The Tender Age – Version 1.0 and ATYP

A non-hysterical take on the issues that gets adults most in a tizz - sex, drugs, and social media.
Rima Sabina Aouf
Published on August 28, 2012

Overview

Do you realise there are 17 different flavours of Vodka Cruiser? Raspberry, yes, but beyond that: melon, mulberry, something called 'ice', and diet bitter lemon (still saccharine, we're presuming). It's a specialised area of knowledge that's the preserve of the high-school aged, the drinking noobs, doing it loudly, colourfully, and — as A Current Affair constantly reminds us — badly.

Now you can get reacquainted with this library of alco-pop flavours, and the art of appreciating them, with The Tender Age, which ruminates on that amid a wide range of under-20s knowledge: how to flirt online without scaring someone off, what it feels like to dance past the point your body's spent, what it's like to not be able to escape school bullies in a ubiquitously wired world.

They're tackling the topics that get adults most in a tizz — sex, drugs, and social media — but with docu-theatre virtuosos Version 1.0 (The Table of Knowledge) and the Australian Theatre for Young People devising in collaboration, this is a notably non-hysterical, non-didactic and altogether incisive perspective on the conversation. It's a particularly great one for school groups and cross-generational theatre outings, but it also has a lot of merit as a piece of theatre that anyone negotiating the modern world can relate to.

The prompt for the show was the infamous 2009 incident where a 14-year-old girl revealed she'd been raped while on-air for a gag on the Kyle and Jackie O Show. Transposed to the stage, it's still rawly stomach-turning, though it's not necessarily much connected with or illuminated by the work that unfolds. It's an outlier. Still, the bright, rough-and-tumble young cast (with two pretty cool adults among them) weave some telling scenes. They take the tack that the arrangement of moments of truth builds an argument of itself, and they're right.

Appropriately, The Tender Age also makes some great, responsive use of technology, including from video artist Sean Bacon. It engages the audience and conveys much of the mood of constant social media surveillance.
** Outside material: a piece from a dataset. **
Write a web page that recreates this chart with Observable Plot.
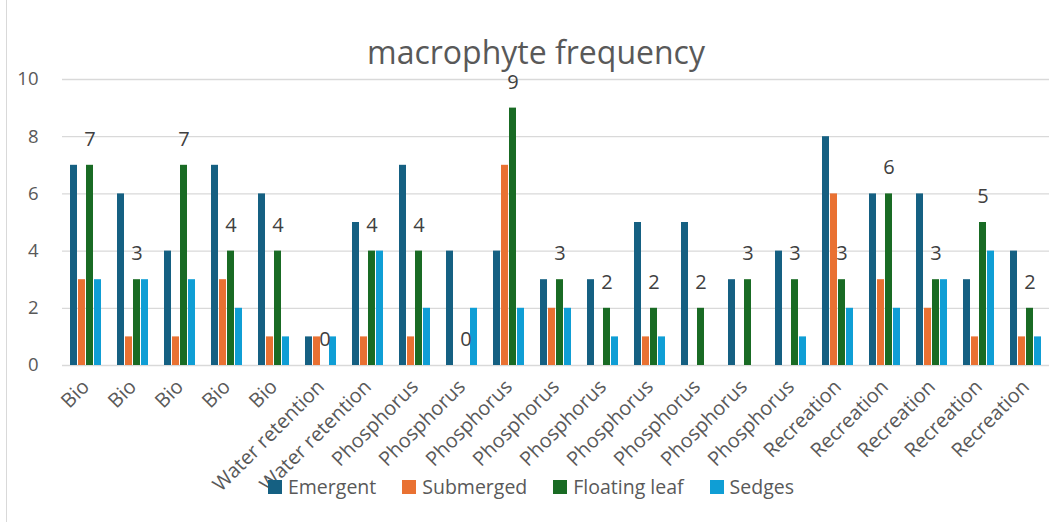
<!DOCTYPE html>
<html><head><meta charset="utf-8">
<script src="https://cdn.jsdelivr.net/npm/d3@7"></script>
<script src="https://cdn.jsdelivr.net/npm/@observablehq/plot@0.6"></script>
<style>
body{margin:0;background:#fff;font-family:"Open Sans",sans-serif;}
#wrap{position:relative;width:1058px;height:522px;overflow:hidden;background:#fff;}
#frame{position:absolute;left:6px;top:0;width:1px;height:522px;background:#d9d9d9;}
#title{position:absolute;top:31px;left:0;width:1072px;text-align:center;font-size:32px;color:#595959;line-height:42px;}
#legend{position:absolute;top:474px;left:0;width:1062px;display:flex;justify-content:center;gap:26px;font-size:19.5px;color:#595959;line-height:26px;}
#legend span.i{display:flex;align-items:center;gap:6px;}
#legend span.s{display:inline-block;width:14px;height:14px;}
#chart{position:absolute;left:0;top:0;}
</style></head>
<body>
<div id="wrap">
<div id="chart"></div>
<div id="frame"></div>
<div id="title">macrophyte frequency</div>
<div id="legend"></div>
</div>
<script>
const categories = ["Bio","Bio","Bio","Bio","Bio","Water retention","Water retention",
  "Phosphorus","Phosphorus","Phosphorus","Phosphorus","Phosphorus","Phosphorus","Phosphorus","Phosphorus","Phosphorus",
  "Recreation","Recreation","Recreation","Recreation","Recreation"];
const seriesNames = ["Emergent","Submerged","Floating leaf","Sedges"];
const emergent  = [7,6,4,7,6,1,5,7,4,4,3,3,5,5,3,4,8,6,6,3,4];
const submerged = [3,1,1,3,1,1,1,1,0,7,2,0,1,0,0,0,6,3,2,1,1];
const floating  = [7,3,7,4,4,0,4,4,0,9,3,2,2,2,3,3,3,6,3,5,2];
const sedges    = [3,3,3,2,1,1,4,2,2,2,2,1,1,0,0,1,2,2,3,4,1];
const colors = ["#156082","#E97132","#196B24","#0F9ED5"];
const yTicks = [0,2,4,6,8,10];

const seriesValues = [emergent, submerged, floating, sedges];
const rows = [];
categories.forEach((c, i) => {
  seriesNames.forEach((s, k) => rows.push({g: i, series: s, value: seriesValues[k][i]}));
});
const labelRows = rows.filter(d => d.series === "Floating leaf");

const chart = Plot.plot({
  width: 1058, height: 522,
  marginTop: 79, marginBottom: 157, marginLeft: 57, marginRight: 5,
  style: {fontFamily: "Open Sans, sans-serif", background: "transparent"},
  fx: {domain: d3.range(categories.length), padding: 0, label: null},
  x: {domain: seriesNames, paddingInner: 0.176, paddingOuter: 0.876, axis: null},
  y: {domain: [0, 10], label: null},
  color: {domain: seriesNames, range: colors},
  marks: [
    Plot.ruleY(yTicks, {stroke: "#d9d9d9", strokeWidth: 1.3}),
    Plot.barY(rows, {fx: "g", x: "series", y: "value", fill: "series"}),
    Plot.text(labelRows, {fx: "g", x: "series", y: "value", text: d => String(d.value), dy: -26, fontSize: 20, fill: "#404040"}),
    Plot.axisY(yTicks, {tickSize: 0, tickPadding: 24, fontSize: 18.5, fill: "#595959", label: null}),
    Plot.axisFx({anchor: "bottom", tickRotate: -45, tickSize: 0, tickPadding: 18, tickFormat: i => categories[i], fontSize: 20, fill: "#595959", label: null})
  ]
});
document.getElementById("chart").appendChild(chart);

const legend = document.getElementById("legend");
seriesNames.forEach((s, k) => {
  const item = document.createElement("span");
  item.className = "i";
  const sw = document.createElement("span");
  sw.className = "s";
  sw.style.background = colors[k];
  item.appendChild(sw);
  item.appendChild(document.createTextNode(s));
  legend.appendChild(item);
});
</script>
</body></html>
It's not quite the unbridled anarchy of Ontroerend Goed — there's still the feeling that this is a case of young people responding to an adult's questions rather than necessarily annunciating what concerns them — but The Tender Age clocks up a real achievement by not treating youth like a foreign land. If anything, the message is we're the same across generations. We repeat cycles of behaviour. Adults are just old young people who've had the privilege of not having their mistakes so thoroughly laid down on the public record.